MUMBAI, April 21 (Reuters) - The Indian rupee declined on Tuesday and forward premiums jumped after the central bank partially rolled back measures it had undertaken recently to support the under‑pressure currency.
The rupee fell 0.30% to 93.4050 per U.S. dollar, while the implied interest rate on the 1-year forward premium surged 14 basis points to 3.14%.
The Reserve Bank of India is once again allowing banks to offer non-deliverable forwards to clients and permitting companies to rebook FX contracts.
Restrictions imposed less than a month ago by the RBI that limit onshore position size of banks to $100 million remain in place, while tweaks have been made to restrictions on related party transactions.

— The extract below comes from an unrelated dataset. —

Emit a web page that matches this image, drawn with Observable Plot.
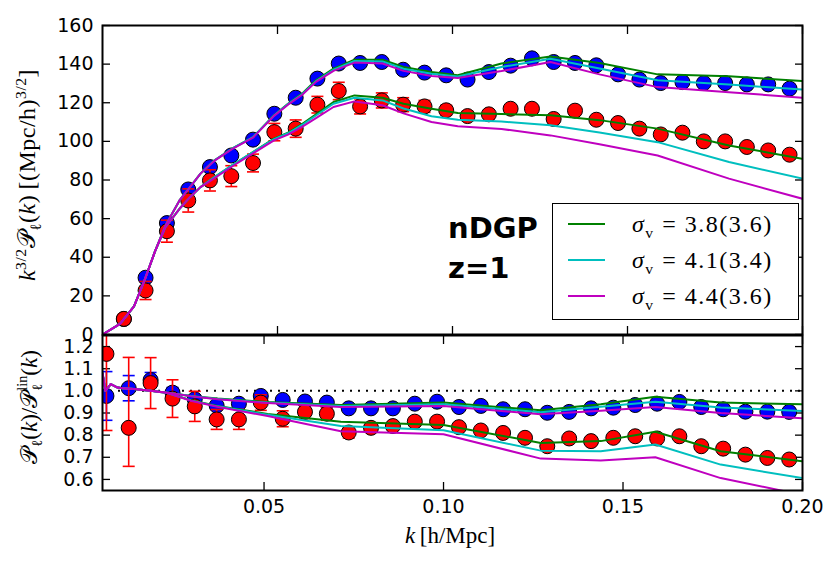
<!DOCTYPE html>
<html><head><meta charset="utf-8">
<script src="https://cdn.jsdelivr.net/npm/d3@7"></script>
<script src="https://cdn.jsdelivr.net/npm/@observablehq/plot@0.6"></script>
<style>
body{margin:0;background:#fff;}
#wrap{position:relative;width:839px;height:569px;overflow:hidden;background:#fff;}
#wrap svg{position:absolute;left:0;}
.lbl{position:absolute;font-family:"Liberation Serif","DejaVu Serif",serif;white-space:nowrap;color:#000;line-height:1;}
.rot{transform:translate(-50%,-50%) rotate(-90deg);}
.ss{display:inline-block;vertical-align:-0.35em;font-size:0.62em;line-height:1.05;text-align:left;}
.ss span{display:block;}
</style></head><body>
<div id="wrap"></div>
<script>
// ---------- data ----------
const kPts = [0.0061,0.0123,0.0184,0.0245,0.0307,0.0368,0.0430,0.0491,0.0552,0.0614,0.0675,0.0736,0.0798,0.0859,0.0920,0.0982,0.1043,0.1104,0.1166,0.1227,0.1289,0.1350,0.1411,0.1473,0.1534,0.1595,0.1657,0.1718,0.1779,0.1841,0.1902,0.1963];

const topBlue = [8.0,29.4,57.7,75.1,86.7,92.7,100.9,114.3,122.6,132.5,140.3,140.6,141.1,137.1,135.6,134.2,132.0,135.9,139.2,143.0,141.1,140.6,139.4,134.7,132.0,130.2,130.7,130.2,130.2,129.5,129.5,127.3];
const topBlueErr = [0.9,1.7,2.0,1.7,1.5,1.4,1.3,1.3,1.2,1.2,1.1,1.1,1.0,1.0,1.0,0.9,0.9,0.9,0.9,0.8,0.8,0.8,0.8,0.8,0.7,0.7,0.7,0.7,0.7,0.7,0.6,0.6];
const topRed = [8.1,22.8,53.5,69.4,79.8,82.0,88.8,104.8,106.6,119.0,126.1,118.1,121.2,119.0,118.1,116.1,113.1,114.0,116.9,116.9,111.6,115.9,111.2,109.5,106.6,103.6,104.5,100.0,100.0,97.1,95.3,93.1];
const topRedErr = [2.6,4.7,5.7,6.0,5.5,5.4,4.6,4.5,4.5,4.3,4.5,3.9,3.9,3.6,3.1,2.6,2.4,2.2,2.0,1.9,1.8,1.7,1.6,1.5,1.4,1.3,1.3,1.2,1.2,1.1,1.1,1.0];

const ratioBlue = [0.977,1.012,1.049,0.992,0.962,0.933,0.942,0.977,0.959,0.952,0.947,0.921,0.921,0.921,0.942,0.951,0.927,0.932,0.917,0.917,0.901,0.905,0.921,0.924,0.936,0.942,0.950,0.927,0.917,0.906,0.906,0.905];
const ratioBlueErr = [0.11,0.057,0.034,0.023,0.018,0.015,0.013,0.012,0.011,0.010,0.010,0.009,0.009,0.008,0.008,0.008,0.007,0.007,0.007,0.007,0.006,0.006,0.006,0.006,0.006,0.006,0.005,0.005,0.005,0.005,0.005,0.005];
const ratioRed = [1.167,0.833,1.035,0.965,0.930,0.871,0.871,0.947,0.874,0.905,0.897,0.812,0.833,0.841,0.861,0.861,0.836,0.821,0.810,0.788,0.750,0.785,0.773,0.788,0.795,0.785,0.795,0.750,0.739,0.712,0.697,0.690];
const ratioRedErrLo = [0.346,0.174,0.115,0.085,0.068,0.045,0.045,0.035,0.036,0.030,0.030,0.025,0.020,0.018,0.016,0.015,0.014,0.013,0.012,0.011,0.011,0.010,0.010,0.010,0.009,0.009,0.009,0.008,0.008,0.008,0.008,0.008];
const ratioRedErrHi = [0.346,0.318,0.115,0.085,0.068,0.045,0.045,0.035,0.036,0.030,0.030,0.025,0.020,0.018,0.016,0.015,0.014,0.013,0.012,0.011,0.011,0.010,0.010,0.010,0.009,0.009,0.009,0.008,0.008,0.008,0.008,0.008];

// model curves, upper panel
const kLineTop = [0,0.005,0.009,0.012,0.015,0.018,0.022,0.025,0.028,0.032,0.037,0.043,0.049,0.053,0.057,0.061,0.066,0.072,0.080,0.086,0.094,0.1015,0.114,0.128,0.142,0.1586,0.179,0.2];
const topUpperG = [0,5.5,14.5,28,43,56.5,69.4,76.3,83.3,90.2,96.2,102.2,113.5,119.5,124.7,131.6,137.7,142.3,142.3,138.5,135.9,134.2,140.3,144.0,140.6,134.7,133.7,131.2];
const topUpperC = [0,5.5,14.5,28,43,56.5,69.4,76.3,83.3,90.2,96.2,102.2,113.4,119.3,124.4,131.2,137.1,141.6,141.4,137.6,135.0,133.6,138.5,142.8,137.7,131.6,129.5,126.8];
const topUpperM = [0,5.5,14.5,28,43,56.5,69.4,76.3,83.3,90.0,96.0,101.9,113.2,119.0,124.0,130.8,136.5,140.8,140.3,136.5,133.8,132.8,136.4,141.1,134.7,128.1,125.5,122.6];
const topLowerG = [0,5.5,14.5,28,43,55.6,65.1,71.1,76.3,81.5,87.6,94.5,101.4,104.5,109.0,114.0,120.4,123.8,122.6,119.5,116.9,114.7,114.2,113.5,111.0,106.6,97.9,91.0];
const topLowerC = [0,5.5,14.5,28,43,55.6,65.1,71.1,76.3,81.5,87.6,94.5,101.2,104.2,108.5,113.4,119.5,122.6,121.2,117.0,113.0,111.2,110.3,108.3,104.6,99.6,89.3,80.7];
const topLowerM = [0,5.5,14.5,28,43,55.6,65.1,71.1,76.3,81.0,87.0,93.8,100.5,103.5,107.5,112.0,117.8,120.7,118.7,114.5,110.0,107.8,106.4,103.1,98.5,92.7,80.7,70.3];

// model curves, ratio panel
const kLineBot = [0.005,0.0058,0.0073,0.0092,0.0106,0.0138,0.0184,0.0231,0.0296,0.037,0.051,0.0714,0.1,0.1271,0.1438,0.159,0.1772,0.2];
const botUpperG = [1.08,1.00,1.030,1.015,1.012,1.008,1.000,0.992,0.977,0.965,0.950,0.936,0.947,0.912,0.939,0.973,0.947,0.939];
const botUpperC = [1.08,1.00,1.030,1.015,1.012,1.008,1.000,0.992,0.977,0.963,0.947,0.932,0.940,0.903,0.928,0.951,0.925,0.909];
const botUpperM = [1.08,1.00,1.030,1.015,1.012,1.008,1.000,0.992,0.976,0.962,0.945,0.927,0.932,0.894,0.910,0.927,0.900,0.876];
const botLowerG = [1.08,1.00,1.030,1.015,1.012,1.008,1.000,0.990,0.958,0.932,0.896,0.861,0.846,0.765,0.773,0.815,0.727,0.682];
const botLowerC = [1.08,1.00,1.030,1.015,1.012,1.008,1.000,0.990,0.957,0.930,0.892,0.841,0.822,0.730,0.727,0.758,0.667,0.606];
const botLowerM = [1.08,1.00,1.030,1.015,1.012,1.008,1.000,0.990,0.955,0.928,0.886,0.818,0.804,0.694,0.685,0.700,0.606,0.530];

const legendValues = ["3.8(3.6)","4.1(3.4)","4.4(3.6)"];
const modelColors = ["#008000","#00bfbf","#bf00bf"];
const xTicks = [0.05,0.10,0.15,0.20];
const yTicksTop = [0,20,40,60,80,100,120,140,160];
const yTicksBot = [0.6,0.7,0.8,0.9,1.0,1.1,1.2];
const refLine = [1.0];

// ---------- build ----------
const wrap = document.getElementById("wrap");
const ser = (ks, vs) => ks.map((k, i) => ({k, v: vs[i]}));
const cap = {draw(ctx, size) { const r = Math.sqrt(size / Math.PI); ctx.moveTo(-r, 0); ctx.lineTo(r, 0); }};

function axes(yTicks, labelX, yFmt) {
  const a = [
    Plot.axisY(yTicks, {anchor: "left", tickSize: 0, tickPadding: 9, fontSize: 19, label: null, tickFormat: yFmt}),
    Plot.axisY(yTicks, {anchor: "left", tickSize: -8, strokeWidth: 1.3, tickFormat: () => "", label: null}),
    Plot.axisY(yTicks, {anchor: "right", tickSize: -8, strokeWidth: 1.3, tickFormat: () => "", label: null}),
    Plot.axisX(xTicks, {anchor: "top", tickSize: -8, strokeWidth: 1.3, tickFormat: () => "", label: null}),
    Plot.axisX(xTicks, {anchor: "bottom", tickSize: -8, strokeWidth: 1.3, tickFormat: () => "", label: null})
  ];
  if (labelX) a.push(Plot.axisX(xTicks, {anchor: "bottom", tickSize: 0, tickPadding: 9, fontSize: 19, label: null, tickFormat: d3.format(".2f")}));
  return a;
}

function pointMarks(data, yKey, loKey, hiKey, color) {
  return [
    Plot.ruleX(data, {x: "k", y1: loKey, y2: hiKey, stroke: color, strokeWidth: 1.6, clip: true}),
    Plot.dot(data, {x: "k", y: loKey, r: 6, symbol: cap, stroke: color, strokeWidth: 1.6, fill: "none", clip: true}),
    Plot.dot(data, {x: "k", y: hiKey, r: 6, symbol: cap, stroke: color, strokeWidth: 1.6, fill: "none", clip: true}),
    Plot.dot(data, {x: "k", y: yKey, r: 7.5, fill: color, stroke: "black", strokeWidth: 1, clip: true})
  ];
}

// top panel
const topData = kPts.map((k, i) => ({
  k,
  b: topBlue[i], bl: topBlue[i] - topBlueErr[i], bh: topBlue[i] + topBlueErr[i],
  r: topRed[i], rl: topRed[i] - topRedErr[i], rh: topRed[i] + topRedErr[i]
}));
const topLines = [[topUpperG, topLowerG], [topUpperC, topLowerC], [topUpperM, topLowerM]];
const topPlot = Plot.plot({
  width: 839, height: 335,
  marginLeft: 102, marginRight: 37, marginTop: 25, marginBottom: 1,
  x: {domain: [0, 0.2]},
  y: {domain: [0, 160]},
  style: {fontFamily: "DejaVu Sans", background: "transparent", overflow: "visible", color: "black"},
  marks: [
    ...axes(yTicksTop, false, d3.format("d")),
    ...pointMarks(topData, "b", "bl", "bh", "#0000ff"),
    ...pointMarks(topData, "r", "rl", "rh", "#ff0000"),
    ...topLines.flatMap((pair, j) => pair.map(arr => Plot.line(ser(kLineTop, arr), {x: "k", y: "v", stroke: modelColors[j], strokeWidth: 2, clip: true}))),
    Plot.frame({stroke: "black", strokeWidth: 2})
  ]
});
topPlot.style.top = "0px";

// ratio panel
const botData = kPts.map((k, i) => ({
  k,
  b: ratioBlue[i], bl: ratioBlue[i] - ratioBlueErr[i], bh: ratioBlue[i] + ratioBlueErr[i],
  r: ratioRed[i], rl: ratioRed[i] - ratioRedErrLo[i], rh: ratioRed[i] + ratioRedErrHi[i]
}));
const botLines = [[botUpperG, botLowerG], [botUpperC, botLowerC], [botUpperM, botLowerM]];
const botPlot = Plot.plot({
  width: 839, height: 235,
  marginLeft: 102, marginRight: 37, marginTop: 1, marginBottom: 79,
  x: {domain: [0.005, 0.2]},
  y: {domain: [0.55, 1.25]},
  style: {fontFamily: "DejaVu Sans", background: "transparent", overflow: "visible", color: "black"},
  marks: [
    ...axes(yTicksBot, true, d3.format(".1f")),
    Plot.ruleY(refLine, {stroke: "black", strokeWidth: 2, strokeDasharray: "2,6"}),
    ...pointMarks(botData, "b", "bl", "bh", "#0000ff"),
    ...pointMarks(botData, "r", "rl", "rh", "#ff0000"),
    ...botLines.flatMap((pair, j) => pair.map(arr => Plot.line(ser(kLineBot, arr), {x: "k", y: "v", stroke: modelColors[j], strokeWidth: 2, clip: true}))),
    Plot.frame({stroke: "black", strokeWidth: 2})
  ]
});
botPlot.style.top = "334px";

wrap.appendChild(botPlot);
wrap.appendChild(topPlot);

// labels
function addLabel(html, css, cls) {
  const d = document.createElement("div");
  d.className = "lbl " + (cls || "");
  d.innerHTML = html;
  Object.assign(d.style, css);
  wrap.appendChild(d);
  return d;
}
addLabel('<i>k</i><sup style="font-size:0.65em">3/2</sup>𝒫<sub style="font-size:0.65em">ℓ</sub>(<i>k</i>)&#8201;[(Mpc/h)<sup style="font-size:0.65em">3/2</sup>]',
  {left: "28px", top: "175px", fontSize: "24px", letterSpacing: "0.5px"}, "rot");
addLabel('𝒫<sub style="font-size:0.65em">ℓ</sub>(<i>k</i>)/𝒫<span class="ss"><span>lin</span><span>ℓ</span></span>(<i>k</i>)',
  {left: "30px", top: "407px", fontSize: "23px"}, "rot");
addLabel('<i>k</i>&#8201;[h/Mpc]', {left: "450px", top: "535px", fontSize: "23px", transform: "translate(-50%,-50%)"});

// annotation
addLabel('nDGP', {left: "448px", top: "214px", fontSize: "29px", fontWeight: "bold", fontFamily: "DejaVu Sans"});
addLabel('z=1', {left: "448px", top: "254px", fontSize: "29px", fontWeight: "bold", fontFamily: "DejaVu Sans"});

// legend
const leg = document.createElement("div");
Object.assign(leg.style, {position: "absolute", left: "552px", top: "203px", width: "245px", height: "115px", border: "1.5px solid #000", background: "#fff"});
wrap.appendChild(leg);
legendValues.forEach((v, i) => {
  const y = 224 + i * 36;
  const sw = document.createElement("div");
  Object.assign(sw.style, {position: "absolute", left: "568px", top: (y - 1) + "px", width: "37px", height: "2px", background: modelColors[i]});
  wrap.appendChild(sw);
  addLabel('<i>σ</i><sub style="font-size:0.65em">v</sub> = ' + v, {left: "632px", top: (y - 12) + "px", fontSize: "24px", letterSpacing: "1.5px"});
});
</script>
</body></html>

Bankers said the RBI's rollback effectively reopens the door for corporates to arbitrage between onshore and offshore markets, a development that could put renewed pressure on the rupee in the onshore market.
Such arbitrage activity was seen by market participants as the primary reason behind the restrictions imposed in the first place, after corporates exploited price differentials created by limits on position sizes of banks, pushing the rupee past the 95 per dollar level for the first time.
While the spread between onshore‑offshore rates has narrowed over the last one-and-a-half weeks, bankers said opportunities still exist that corporates could use, which would put pressure on the rupee.
Most bankers, however, expressed doubts over whether corporates would actually engage in such arbitrage, or whether banks themselves would be willing to offer it in the wake of the recent regulatory crackdown.
For the one‑month tenor, the dollar/rupee NDF rate is now trading 7–8 paisa above the onshore market. At the height of the turmoil when RBI imposed limits on banks, this spread was nearly one rupee.
The ability of banks to engage in such arbitrage remains constrained by the RBI's $100 million cap on onshore position sizes.